Ruben Chavez filed a lawsuit against the Wayne County Police Department for violation of the Bible Believers’ First Amendment right to peaceably gather and protest at a public forum.  The 6th Circuit affirmed the actions of the police, citing legal precedent that allows for speech to be restricted when it incites violence.

6th Circuit Supports Restriction of Speech

The First Amendment right to freedom of speech is not absolute, so there are instances in which government officials such as police can take action to limit expression of beliefs or values.  Relevant to the Bible Believers lawsuit, the 6th Circuit noted two reasons why the demonstration conducted by Chavez and his instigators was not protected speech:

  1. The Bible Believers actually intended to produce violence.  Pointing to video evidence of the event, the Court determined that there was clear evidence of intent to incite violent reaction by engaging in speech that was highly offensive to the large crowd at the Arab International Festival.  Speech that is intended to incite or encourage violence is not constitutionally protected, and the Bible Believers’ actions fell under this category in the 6th Circuit’s opinion.
  2. The majority also noted that violence was the result of the Bible Believers’ demonstration, and the only way for police to regain control of the situation was to restrict speech.  The Court acknowledged that a state must not “unduly suppress free communication of views,” but determined that the police had no alternative but to restrict speech once the “threat of violent retaliation and physical injury become too great.”  Once the crowd became overly excited, the only option available to police was to remove the Bible Believers from the event.

The 6th Circuit majority determined that the violent reaction to the Bible Believers, which the Court blamed on Chavez’s group, was sufficient incident to restrict freedom of speech to preserve peace.  While it is easy to agree, particularly considering the relatively unsympathetic approach to spreading a religious belief that the Bible Believers employed, a dissent to the majority offered scathing, and well-crafted, criticism of the outcome.

Dissent Rejects 6th Circuits Limits on Free Speech

In a dissenting opinion, the minority writing took issue with the majority’s application of law allowing violence-inciting speech to be restricted by making two key points:

  1. The majority supports a “heckler’s veto” of free expression of speech by which crowds who oppose unpopular speech would simply need to get dangerously rowdy in order for police to usher the unwelcome speaker away.
  2. Police can manufacture this heckler’s veto by simply standing by – something the dissent accused Wayne County Police of doing in this case – until crowd agitation is sufficiently extreme to silence speech.

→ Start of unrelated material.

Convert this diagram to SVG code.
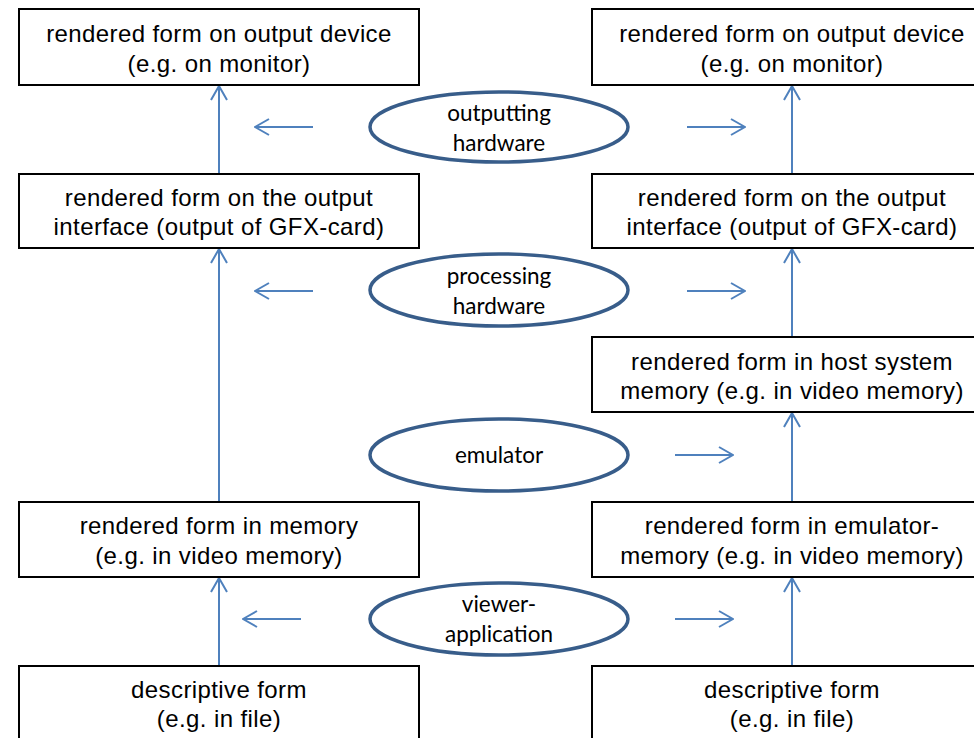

The dissent points out that under the majority’s view, unpopular speech held in a public forum is easily silenced by unruly crowds and courts willing to blame the speaker for inciting violence.  That the Bible Believers were offensive and socially reprehensible in their religious expression is unarguable, but the First Amendment was not created to protect speech that everyone supports or agrees with.  First Amendment protections are designed for speech that is unpopular, and the dissent’s condemnation of the 6th Circuit’s acceptance of a heckler’s veto will be something to keep an eye on should the Bible Believers case work its way higher in the judicial system.